Page last updated at 09:25 GMT, Thursday, 2 October 2008 10:25 UK

French minister knocks Irish move


Christine Lagarde on the global financial crisis

French Finance Minister Christine Lagarde has become the latest European politician to criticise the Republic of Ireland's bank guarantee move.

With Ireland due to pass a law safeguarding all deposits in its six largest banks, Ms Lagarde said other nations should have had advance notice.

Speaking to the BBC, Ms Lagarde also denied France wanted to set up a Europe-wide banking rescue fund.

Brussels is studying the competition implications of Ireland's move.

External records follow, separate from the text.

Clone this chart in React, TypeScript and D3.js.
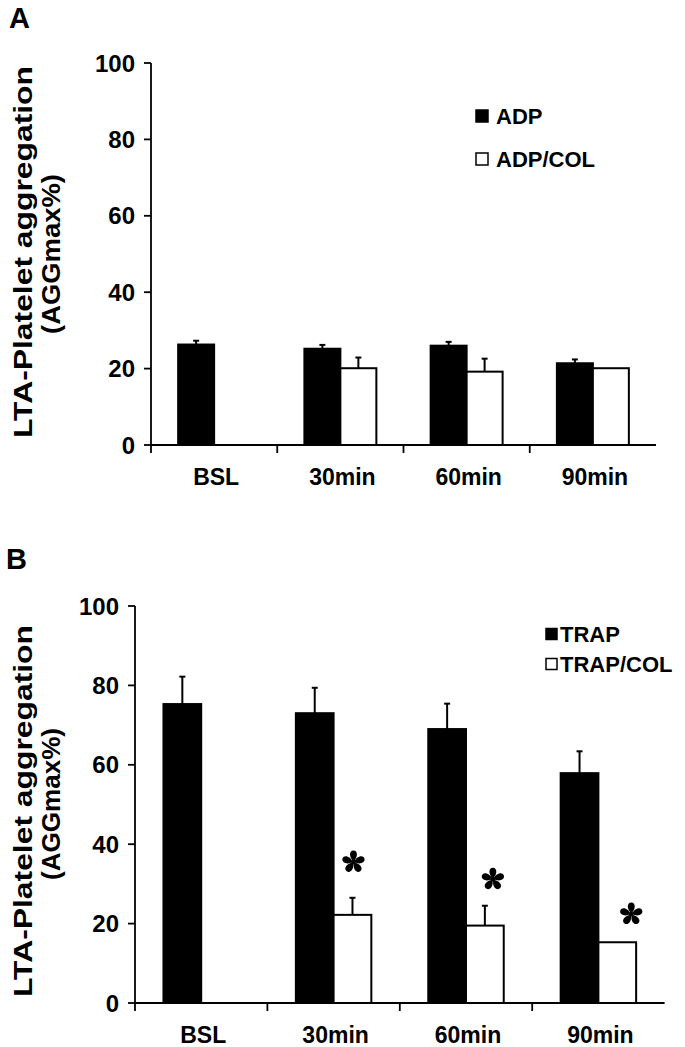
import React, { useEffect } from "react";
import * as d3 from "d3";

const categories = ["BSL", "30min", "60min", "90min"];
const yTicks = [0, 20, 40, 60, 80, 100];

// Panel A
const adpMean = [26.3, 25.2, 26.0, 21.4];
const adpErr = [1.0, 1.0, 1.0, 1.0];
const adpColMean: (number | null)[] = [null, 20.1, 19.2, 20.1];
const adpColErr: (number | null)[] = [null, 2.8, 3.4, 0];

// Panel B
const trapMean = [75.3, 73.0, 69.0, 57.9];
const trapErr = [6.9, 6.4, 6.4, 5.5];
const trapColMean: (number | null)[] = [null, 22.2, 19.5, 15.3];
const trapColErr: (number | null)[] = [null, 4.3, 5.0, 0];

// significance markers (category, height in axis units)
const sigCategories = ["30min", "60min", "90min"];
const sigLevels = [35.5, 31.2, 22.4];

const FONT = "'Liberation Sans', Arial, Helvetica, sans-serif";

type PanelProps = {
  letter: string;
  letterY: number;
  x0: number;
  x1: number;
  yTop: number;
  yBottom: number;
  s1: { name: string; mean: (number | null)[]; err: (number | null)[] };
  s2: { name: string; mean: (number | null)[]; err: (number | null)[] };
  legend: { x: number; y1: number; y2: number; textX: number; sq: number };
  labelCenter1: number;
  labelCenter2: number;
  label2Len: number;
  sig?: boolean;
  sigDx?: number[];
};

const petal = "M0,-1 C-4.4,-4 -4.8,-11.5 0,-11.5 C4.8,-11.5 4.4,-4 0,-1 Z";

function Asterisk({ x, y }: { x: number; y: number }) {
  return (
    <g transform={`translate(${x},${y})`}>
      {[0, 1, 2, 3, 4].map((k) => (
        <path key={k} d={petal} transform={`rotate(${k * 72})`} fill="#000" />
      ))}
      <circle r={2.4} fill="#000" />
    </g>
  );
}

function Panel(p: PanelProps) {
  const x = d3.scaleBand<string>().domain(categories).range([p.x0, p.x1]).padding(0);
  const bw = x.bandwidth();
  const inner = d3
    .scaleBand<string>()
    .domain([p.s1.name, p.s2.name])
    .range([bw * 0.215, bw * 0.785])
    .padding(0);
  const y = d3.scaleLinear().domain([0, 100]).range([p.yBottom, p.yTop]);
  const barW = inner.bandwidth();
  const series = [
    { ...p.s1, fill: "#000" },
    { ...p.s2, fill: "#fff" },
  ];
  const tickBoundaries = categories.map((c) => x(c)!);

  return (
    <g>
      <text x={p.letter === "A" ? 9 : 6} y={p.letterY} fontFamily={FONT} fontWeight="bold" fontSize={29}>
        {p.letter}
      </text>
      {/* y label */}
      <text
        transform={`translate(23,${p.labelCenter1}) rotate(-90)`}
        textAnchor="middle"
        dominantBaseline="central"
        fontFamily={FONT}
        fontWeight="bold"
        fontSize={25}
        textLength={372}
        lengthAdjust="spacingAndGlyphs"
      >
        LTA-Platelet aggregation
      </text>
      <text
        transform={`translate(51,${p.labelCenter2}) rotate(-90)`}
        textAnchor="middle"
        dominantBaseline="central"
        fontFamily={FONT}
        fontWeight="bold"
        fontSize={25}
        textLength={p.label2Len}
        lengthAdjust="spacingAndGlyphs"
      >
        (AGGmax%)
      </text>

      {/* bars */}
      {series.map((s) =>
        categories.map((c, i) => {
          const v = s.mean[i];
          if (v == null) return null;
          const bx = x(c)! + inner(s.name)!;
          const top = y(v);
          const e = s.err[i] ?? 0;
          const cx = bx + barW / 2;
          return (
            <g key={s.name + c}>
              <rect
                x={bx}
                y={top}
                width={barW}
                height={y(0) - top}
                fill={s.fill}
                stroke="#000"
                strokeWidth={2}
              />
              {e > 0 && (
                <g stroke="#000" strokeWidth={2}>
                  <line x1={cx} x2={cx} y1={top} y2={y(v + e)} />
                  <line x1={cx - 3} x2={cx + 3} y1={y(v + e)} y2={y(v + e)} />
                </g>
              )}
            </g>
          );
        })
      )}

      {/* axes */}
      <g stroke="#000" strokeWidth={1.8}>
        <line x1={p.x0} x2={p.x0} y1={p.yTop} y2={p.yBottom} />
        <line x1={p.x0} x2={p.x1} y1={p.yBottom} y2={p.yBottom} />
        {yTicks.map((t) => (
          <line key={t} x1={p.x0 - 7} x2={p.x0} y1={y(t)} y2={y(t)} />
        ))}
        {tickBoundaries.map((tx, i) => (
          <line key={i} x1={tx} x2={tx} y1={p.yBottom} y2={p.yBottom + 8} />
        ))}
      </g>
      {yTicks.map((t) => (
        <text
          key={t}
          x={p.x0 - 16}
          y={y(t)}
          textAnchor="end"
          dominantBaseline="central"
          fontFamily={FONT}
          fontWeight="bold"
          fontSize={24}
        >
          {t}
        </text>
      ))}
      {categories.map((c) => (
        <text
          key={c}
          x={x(c)! + bw / 2 + 2}
          y={p.yBottom + 40}
          textAnchor="middle"
          fontFamily={FONT}
          fontWeight="bold"
          fontSize={23}
        >
          {c}
        </text>
      ))}

      {/* legend */}
      <rect x={p.legend.x} y={p.legend.y1 - p.legend.sq / 2} width={p.legend.sq} height={p.legend.sq} fill="#000" stroke="#000" strokeWidth={1.5} />
      <text x={p.legend.textX} y={p.legend.y1} dominantBaseline="central" fontFamily={FONT} fontWeight="bold" fontSize={22}>
        {p.s1.name}
      </text>
      <rect x={p.legend.x} y={p.legend.y2 - p.legend.sq / 2} width={p.legend.sq} height={p.legend.sq} fill="#fff" stroke="#000" strokeWidth={1.5} />
      <text x={p.legend.textX} y={p.legend.y2} dominantBaseline="central" fontFamily={FONT} fontWeight="bold" fontSize={22}>
        {p.s2.name}
      </text>

      {p.sig &&
        sigCategories.map((c, i) => (
          <Asterisk
            key={c}
            x={x(c)! + inner(p.s2.name)! + barW / 2 + (p.sigDx ? p.sigDx[i] : 0)}
            y={y(sigLevels[i])}
          />
        ))}
    </g>
  );
}

export default function App() {
  useEffect(() => {
    document.body.style.margin = "0";
  }, []);
  return (
    <svg width={685} height={1047} style={{ display: "block", background: "#fff" }}>
      <rect width={685} height={1047} fill="#fff" />
      <Panel
        letter="A"
        letterY={28}
        x0={151}
        x1={656}
        yTop={63}
        yBottom={445}
        s1={{ name: "ADP", mean: adpMean, err: adpErr }}
        s2={{ name: "ADP/COL", mean: adpColMean, err: adpColErr }}
        legend={{ x: 476, y1: 116, y2: 159, textX: 496, sq: 12 }}
        labelCenter1={252}
        labelCenter2={254}
        label2Len={160}
      />
      <Panel
        letter="B"
        letterY={569}
        x0={135}
        x1={664.6}
        yTop={606}
        yBottom={1003}
        s1={{ name: "TRAP", mean: trapMean, err: trapErr }}
        s2={{ name: "TRAP/COL", mean: trapColMean, err: trapColErr }}
        legend={{ x: 546, y1: 634, y2: 664, textX: 560, sq: 11 }}
        labelCenter1={811}
        labelCenter2={804}
        label2Len={152}
        sig
        sigDx={[1, 8, 14]}
      />
    </svg>
  );
}
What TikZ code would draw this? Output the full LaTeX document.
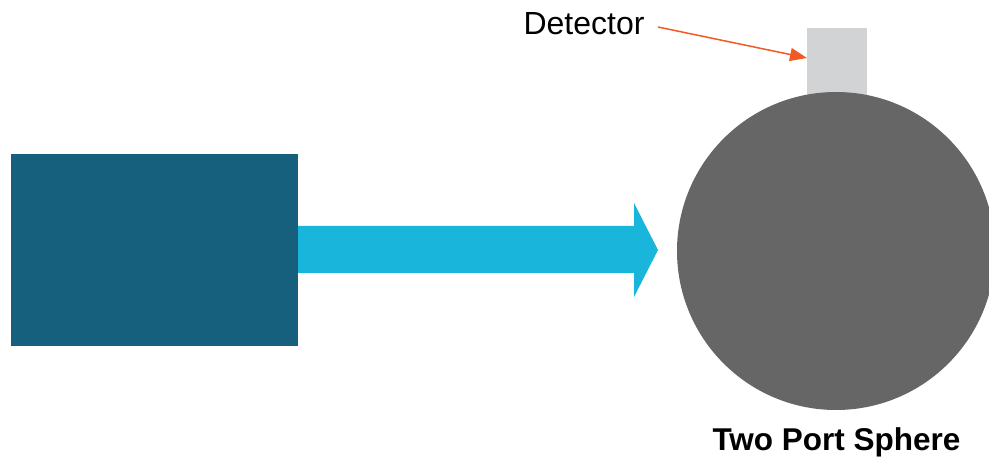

Separately, French President Nicolas Sarkozy has invited his European counterparts for talks in France this weekend on the continuing financial crisis.

'Share in advance'

There have been complaints that Dublin's move gives its banks an unfair advantage over foreign competitors because it makes them more attractive to nervous investors.

When something happens in one member state it affects everybody else around
French Finance Minister Christine Lagarde

As a result there have been a number of reports of people in the UK switching their funds from British banks to Irish institutions.

Ms Lagarde said "a measure decided in one [European Union] member state has to be shared in advance with other member states".

"Because when something happens in one member state it affects everybody else around, so there needs to be that level of cross-sharing of information," she added.

European Union Competition Commissioner Neelie Kroes said on Wednesday that she urged national governments "not to act unilaterally".

"It is a must," she said.

While the Republic of Ireland is currently the only European Union nation to guarantee all bank deposits, Brussels requires that all member states offer a minimum protection of 20,000 euros ($28,100; 15,800).

The UK government has indicated that it plans to raise its own deposit guarantees to 50,000 from the current 35,000 limit.